Give every line again exactly as it appears, please, but not the pictures.

--- Start Information supplied ---

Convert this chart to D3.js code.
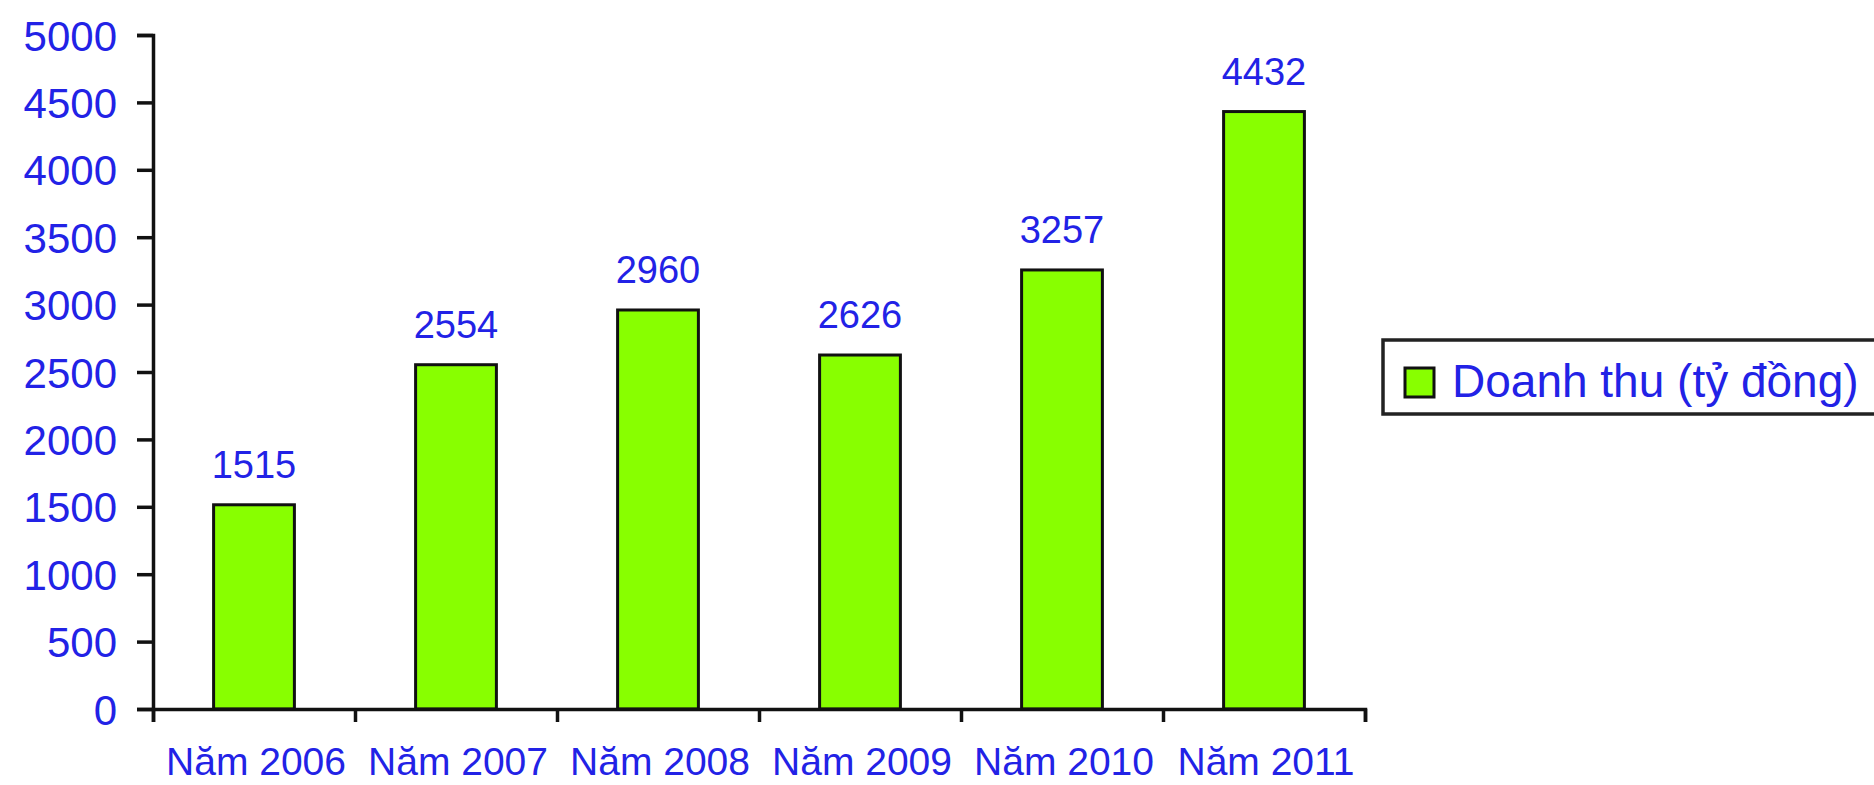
<!DOCTYPE html>
<html>
<head>
<meta charset="utf-8">
<script src="https://cdn.jsdelivr.net/npm/d3@7"></script>
<style>
  html, body { margin: 0; padding: 0; background: #fff; }
  svg { display: block; }
  text { font-family: "Liberation Sans", Arial, sans-serif; fill: #2222e6; }
</style>
</head>
<body>
<svg id="chart" width="1874" height="785"></svg>
<script>
const categories = ["Năm 2006", "Năm 2007", "Năm 2008", "Năm 2009", "Năm 2010", "Năm 2011"];
const revenue = [1515, 2554, 2960, 2626, 3257, 4432];
const yTicks = [0, 500, 1000, 1500, 2000, 2500, 3000, 3500, 4000, 4500, 5000];
const seriesName = "Doanh thu (tỷ đồng)";

(function () {
const svg = d3.select("#chart");
const plotLeft = 153, plotRight = 1365, plotTop = 35, plotBottom = 709;
const barColor = "#88ff00";
const textColor = "#2222e6";

const x = d3.scaleBand().domain(categories).range([plotLeft, plotRight]).paddingInner(0.6).paddingOuter(0.3);
const xBoundaries = d3.scaleLinear().domain([0, categories.length]).range([plotLeft, plotRight]);
const y = d3.scaleLinear().domain([0, 5000]).range([plotBottom, plotTop]);

// Bars
svg.append("g").selectAll("rect")
  .data(revenue)
  .join("rect")
  .attr("x", (d, i) => x(categories[i]))
  .attr("y", d => y(d))
  .attr("width", x.bandwidth())
  .attr("height", d => y(0) - y(d))
  .attr("fill", barColor)
  .attr("stroke", "#111")
  .attr("stroke-width", 3);

// Y axis
const yAxis = svg.append("g")
  .attr("transform", `translate(${plotLeft},0)`)
  .call(d3.axisLeft(y).tickValues(yTicks).tickSize(16).tickPadding(20).tickFormat(d3.format("d")));
yAxis.select(".domain").attr("stroke", "#111").attr("stroke-width", 3.5);
yAxis.selectAll(".tick line").attr("stroke", "#111").attr("stroke-width", 3.5);
yAxis.selectAll(".tick text")
  .attr("fill", textColor)
  .style("font-size", "42px")
  .attr("dy", "0.36em");

// X axis (ticks at category boundaries)
const xAxis = svg.append("g")
  .attr("transform", `translate(0,${plotBottom})`)
  .call(d3.axisBottom(xBoundaries).ticks(categories.length).tickSize(13).tickFormat(""));
xAxis.select(".domain").attr("stroke", "#111").attr("stroke-width", 3.5);
xAxis.selectAll(".tick line").attr("stroke", "#111").attr("stroke-width", 3.5);

// X labels
svg.append("g").selectAll("text")
  .data(categories)
  .join("text")
  .attr("x", d => x(d) + x.bandwidth() / 2 + 2)
  .attr("y", 775)
  .attr("text-anchor", "middle")
  .style("font-size", "39px")
  .text(d => d);

// Value labels
svg.append("g").selectAll("text")
  .data(revenue)
  .join("text")
  .attr("x", (d, i) => x(categories[i]) + x.bandwidth() / 2)
  .attr("y", d => y(d) - 27)
  .attr("text-anchor", "middle")
  .style("font-size", "38px")
  .text(d => d);

// Legend
const legend = svg.append("g");
legend.append("rect")
  .attr("x", 1383).attr("y", 340)
  .attr("width", 520).attr("height", 74)
  .attr("fill", "#fff")
  .attr("stroke", "#222").attr("stroke-width", 3.5);
legend.append("rect")
  .attr("x", 1405).attr("y", 368)
  .attr("width", 29).attr("height", 29)
  .attr("fill", barColor)
  .attr("stroke", "#111").attr("stroke-width", 3);
legend.append("text")
  .attr("x", 1452).attr("y", 397)
  .style("font-size", "46px")
  .text(seriesName);
})();
</script>
</body>
</html>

--- End Information supplied ---

## Answer to this exercise:
Convert this chart to D3.js code.
<!DOCTYPE html>
<html>
<head>
<meta charset="utf-8">
<script src="https://cdn.jsdelivr.net/npm/d3@7"></script>
<style>
  html, body { margin: 0; padding: 0; background: #fff; }
  svg { display: block; }
  text { font-family: "Liberation Sans", Arial, sans-serif; fill: #2222e6; }
</style>
</head>
<body>
<svg id="chart" width="1874" height="785"></svg>
<script>
const categories = ["Năm 2006", "Năm 2007", "Năm 2008", "Năm 2009", "Năm 2010", "Năm 2011"];
const revenue = [1515, 2554, 2960, 2626, 3257, 4432];
const yTicks = [0, 500, 1000, 1500, 2000, 2500, 3000, 3500, 4000, 4500, 5000];
const seriesName = "Doanh thu (tỷ đồng)";

(function () {
const svg = d3.select("#chart");
const plotLeft = 153, plotRight = 1365, plotTop = 35, plotBottom = 709;
const barColor = "#88ff00";
const textColor = "#2222e6";

const x = d3.scaleBand().domain(categories).range([plotLeft, plotRight]).paddingInner(0.6).paddingOuter(0.3);
const xBoundaries = d3.scaleLinear().domain([0, categories.length]).range([plotLeft, plotRight]);
const y = d3.scaleLinear().domain([0, 5000]).range([plotBottom, plotTop]);

// Bars
svg.append("g").selectAll("rect")
  .data(revenue)
  .join("rect")
  .attr("x", (d, i) => x(categories[i]))
  .attr("y", d => y(d))
  .attr("width", x.bandwidth())
  .attr("height", d => y(0) - y(d))
  .attr("fill", barColor)
  .attr("stroke", "#111")
  .attr("stroke-width", 3);

// Y axis
const yAxis = svg.append("g")
  .attr("transform", `translate(${plotLeft},0)`)
  .call(d3.axisLeft(y).tickValues(yTicks).tickSize(16).tickPadding(20).tickFormat(d3.format("d")));
yAxis.select(".domain").attr("stroke", "#111").attr("stroke-width", 3.5);
yAxis.selectAll(".tick line").attr("stroke", "#111").attr("stroke-width", 3.5);
yAxis.selectAll(".tick text")
  .attr("fill", textColor)
  .style("font-size", "42px")
  .attr("dy", "0.36em");

// X axis (ticks at category boundaries)
const xAxis = svg.append("g")
  .attr("transform", `translate(0,${plotBottom})`)
  .call(d3.axisBottom(xBoundaries).ticks(categories.length).tickSize(13).tickFormat(""));
xAxis.select(".domain").attr("stroke", "#111").attr("stroke-width", 3.5);
xAxis.selectAll(".tick line").attr("stroke", "#111").attr("stroke-width", 3.5);

// X labels
svg.append("g").selectAll("text")
  .data(categories)
  .join("text")
  .attr("x", d => x(d) + x.bandwidth() / 2 + 2)
  .attr("y", 775)
  .attr("text-anchor", "middle")
  .style("font-size", "39px")
  .text(d => d);

// Value labels
svg.append("g").selectAll("text")
  .data(revenue)
  .join("text")
  .attr("x", (d, i) => x(categories[i]) + x.bandwidth() / 2)
  .attr("y", d => y(d) - 27)
  .attr("text-anchor", "middle")
  .style("font-size", "38px")
  .text(d => d);

// Legend
const legend = svg.append("g");
legend.append("rect")
  .attr("x", 1383).attr("y", 340)
  .attr("width", 520).attr("height", 74)
  .attr("fill", "#fff")
  .attr("stroke", "#222").attr("stroke-width", 3.5);
legend.append("rect")
  .attr("x", 1405).attr("y", 368)
  .attr("width", 29).attr("height", 29)
  .attr("fill", barColor)
  .attr("stroke", "#111").attr("stroke-width", 3);
legend.append("text")
  .attr("x", 1452).attr("y", 397)
  .style("font-size", "46px")
  .text(seriesName);
})();
</script>
</body>
</html>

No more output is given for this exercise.